Burnes lived up to his former Cy Young Award winner billing from his opening day start through the end of July with a 2.47 ERA. Hyde chalked the digression up to “games or innings that got away from him that we didn’t see in the first half.”

Burnes took a “step in the right direction,” in his words, with his last outing against the Los Angeles Dodgers. Labor Day and the start of September had all the bones of a bounce-back start. For a depleted Orioles rotation, it’s just what the group needed.

“They managed to put the ball in play and found holes, really wasn’t any balls hit hard tonight,” Burnes said after his first win since Aug. 4, “so definitely some positive things and keep moving forward.”

Baltimore’s offense did plenty to pull its weight against MLB’s cellar dwellers. Their 13 runs and 18 hits each tied for the second most this season. Monday was its best offensive outing since a 17-5 win over the Yankees on June 20.

That started with Gunnar Henderson’s first leadoff home run since June 16 – a month before the All-Star break. A welcome sight for Orioles fans as the franchise shortstop ripped a fastball 397 feet to center field.

With home run No. 34, Henderson tied Cal Ripken Jr. (1991) and Miguel Tejada (2004) for the most in a single season by an Orioles shortstop. It was his ninth leadoff blast, second most in the majors, trailing only Philadelphia’s Kyle Schwarber.

Anthony Santander’s RBI single in the third tied the game at 2. Austin Slater doubled in the third for Baltimore’s first lead, part of his three-hit, three-RBI day that snapped an 0-for-15 skid.

The Orioles’ advantage ballooned with a six-run sixth inning. Cedric Mullins doubled a sharp liner to right field and Slater chased him home. Third baseman Emmanuel Rivera found a gap in right field for his second triple of the season and first since the Orioles picked him up off waivers Aug. 21.

The clubhouse takeaways from such a dynamite offensive showing — even if against Chicago — were clear. Burnes talked about how one game can spark team-wide success. “Hopefully this is the game that carries us,” he said. Slater doubled down: “I think that’s the offense we believe that we are, and it was fun to see it come out today.”

Prior to Monday’s first pitch, Hyde lamented how tough Baltimore’s recent stretch had been: piling injuries, inconsistent pitching and slumping offense. “Right now,” he said, “we’re doing best with the roster we have.”

Monday evening was a glimpse at Baltimore’s best with what they have.

“This second half we haven’t had many games like this,” Hyde said postgame. “You start seeing your numbers improve a little bit on the board, you get a couple hits and you come to the park a little bit differently the next day.”

Around the horn

The Orioles have selected the contract of utility player Nick Maton from Triple-A Norfolk and DFA’d catcher David Bañuelos, the club announced.

Third baseman Ramón Urías landed on the injured list Sunday with a right ankle sprain.
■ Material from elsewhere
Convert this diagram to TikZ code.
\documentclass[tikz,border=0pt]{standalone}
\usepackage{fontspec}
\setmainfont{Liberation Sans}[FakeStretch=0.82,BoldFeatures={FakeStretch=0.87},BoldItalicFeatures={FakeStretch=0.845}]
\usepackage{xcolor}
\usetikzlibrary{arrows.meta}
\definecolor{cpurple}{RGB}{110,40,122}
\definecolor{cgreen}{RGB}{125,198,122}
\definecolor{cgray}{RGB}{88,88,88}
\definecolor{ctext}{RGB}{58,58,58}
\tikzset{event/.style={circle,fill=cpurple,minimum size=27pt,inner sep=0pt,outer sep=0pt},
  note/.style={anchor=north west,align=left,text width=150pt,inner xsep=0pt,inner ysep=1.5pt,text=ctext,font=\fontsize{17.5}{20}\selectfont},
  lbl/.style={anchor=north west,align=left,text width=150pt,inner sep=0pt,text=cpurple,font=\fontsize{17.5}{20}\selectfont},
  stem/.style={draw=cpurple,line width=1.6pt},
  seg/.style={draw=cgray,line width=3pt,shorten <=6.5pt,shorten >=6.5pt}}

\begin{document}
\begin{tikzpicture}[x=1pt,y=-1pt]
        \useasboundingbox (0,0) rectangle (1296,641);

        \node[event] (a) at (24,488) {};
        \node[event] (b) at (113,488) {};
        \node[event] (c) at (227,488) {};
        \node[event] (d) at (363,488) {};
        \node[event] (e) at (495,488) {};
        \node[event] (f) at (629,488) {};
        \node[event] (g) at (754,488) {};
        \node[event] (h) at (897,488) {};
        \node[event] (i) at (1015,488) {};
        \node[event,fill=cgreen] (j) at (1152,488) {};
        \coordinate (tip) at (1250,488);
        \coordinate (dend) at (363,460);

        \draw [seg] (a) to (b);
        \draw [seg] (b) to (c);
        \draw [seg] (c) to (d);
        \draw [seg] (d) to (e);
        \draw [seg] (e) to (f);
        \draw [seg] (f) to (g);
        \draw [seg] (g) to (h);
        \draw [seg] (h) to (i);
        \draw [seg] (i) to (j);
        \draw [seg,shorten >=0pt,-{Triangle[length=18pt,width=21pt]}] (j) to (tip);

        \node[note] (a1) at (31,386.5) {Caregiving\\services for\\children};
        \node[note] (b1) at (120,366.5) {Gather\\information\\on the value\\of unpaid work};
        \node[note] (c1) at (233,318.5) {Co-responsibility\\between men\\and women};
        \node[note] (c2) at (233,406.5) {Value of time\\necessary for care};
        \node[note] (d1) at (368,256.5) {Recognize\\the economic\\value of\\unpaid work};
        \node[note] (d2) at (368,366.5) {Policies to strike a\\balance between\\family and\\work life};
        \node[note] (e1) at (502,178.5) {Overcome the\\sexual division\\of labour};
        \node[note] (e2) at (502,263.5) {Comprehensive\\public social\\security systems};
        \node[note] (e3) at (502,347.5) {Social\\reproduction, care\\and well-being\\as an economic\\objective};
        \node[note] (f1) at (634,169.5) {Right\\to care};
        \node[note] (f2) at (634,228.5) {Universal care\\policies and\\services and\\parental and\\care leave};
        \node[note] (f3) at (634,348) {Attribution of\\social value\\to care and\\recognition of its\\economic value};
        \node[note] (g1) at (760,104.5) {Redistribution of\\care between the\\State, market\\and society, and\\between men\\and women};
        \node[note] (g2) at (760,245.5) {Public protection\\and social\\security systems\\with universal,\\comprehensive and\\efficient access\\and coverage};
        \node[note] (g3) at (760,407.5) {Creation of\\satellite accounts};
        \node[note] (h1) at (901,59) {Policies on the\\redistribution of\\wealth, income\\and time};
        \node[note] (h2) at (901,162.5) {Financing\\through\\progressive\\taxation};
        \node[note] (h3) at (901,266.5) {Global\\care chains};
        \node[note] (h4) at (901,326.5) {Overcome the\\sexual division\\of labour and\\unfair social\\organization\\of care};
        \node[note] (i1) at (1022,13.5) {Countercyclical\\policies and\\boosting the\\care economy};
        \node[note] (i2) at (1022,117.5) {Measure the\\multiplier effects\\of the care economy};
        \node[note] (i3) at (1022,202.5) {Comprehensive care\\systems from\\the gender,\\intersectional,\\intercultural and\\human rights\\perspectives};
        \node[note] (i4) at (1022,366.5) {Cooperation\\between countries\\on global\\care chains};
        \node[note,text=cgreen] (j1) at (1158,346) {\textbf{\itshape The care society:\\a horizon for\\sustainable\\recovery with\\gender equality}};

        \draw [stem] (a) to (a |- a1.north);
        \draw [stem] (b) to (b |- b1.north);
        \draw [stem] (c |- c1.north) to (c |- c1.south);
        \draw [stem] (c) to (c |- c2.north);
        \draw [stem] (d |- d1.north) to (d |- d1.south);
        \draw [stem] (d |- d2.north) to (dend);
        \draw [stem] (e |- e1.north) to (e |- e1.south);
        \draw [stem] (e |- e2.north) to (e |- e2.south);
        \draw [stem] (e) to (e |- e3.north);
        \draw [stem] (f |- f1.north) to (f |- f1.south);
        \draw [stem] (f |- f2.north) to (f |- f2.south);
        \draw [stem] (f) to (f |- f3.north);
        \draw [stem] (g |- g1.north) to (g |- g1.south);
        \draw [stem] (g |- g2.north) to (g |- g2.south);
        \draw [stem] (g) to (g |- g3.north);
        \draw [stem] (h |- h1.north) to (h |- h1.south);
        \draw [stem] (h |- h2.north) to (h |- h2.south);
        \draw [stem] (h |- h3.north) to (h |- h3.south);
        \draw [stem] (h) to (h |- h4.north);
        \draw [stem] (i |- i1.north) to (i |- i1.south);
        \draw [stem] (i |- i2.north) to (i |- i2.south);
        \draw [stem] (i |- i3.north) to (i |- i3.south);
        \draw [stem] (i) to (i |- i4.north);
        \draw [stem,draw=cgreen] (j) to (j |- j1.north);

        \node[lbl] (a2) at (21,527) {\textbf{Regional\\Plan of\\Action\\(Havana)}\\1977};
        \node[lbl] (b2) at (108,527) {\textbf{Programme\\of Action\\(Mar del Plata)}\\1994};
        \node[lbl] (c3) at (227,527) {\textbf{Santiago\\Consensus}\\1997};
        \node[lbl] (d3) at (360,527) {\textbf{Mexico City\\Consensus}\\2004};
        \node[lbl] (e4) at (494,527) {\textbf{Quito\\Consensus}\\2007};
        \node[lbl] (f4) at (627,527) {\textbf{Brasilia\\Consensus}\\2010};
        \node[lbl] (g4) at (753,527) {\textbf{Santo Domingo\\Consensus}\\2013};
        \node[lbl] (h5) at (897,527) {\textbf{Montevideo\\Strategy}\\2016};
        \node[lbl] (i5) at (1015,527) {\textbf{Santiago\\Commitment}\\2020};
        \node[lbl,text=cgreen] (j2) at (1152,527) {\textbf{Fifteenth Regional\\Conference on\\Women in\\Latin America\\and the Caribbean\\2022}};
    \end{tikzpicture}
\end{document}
Of his potential to return, Hyde said, “I don’t know. He’s walking around on crutches right now. So, I don’t know how long that’s gonna be. A sprained ankle could be two to four weeks. Who knows?”

Other injury updates: Jacob Webb will likely pitch in at least one more rehab game before returning, Dean Kremer may play catch Tuesday to test out swollen forearm, and Ryan Mountcastle is feeling better but he hasn’t swung a bat yet and Hyde has “no idea” on his timeline to return.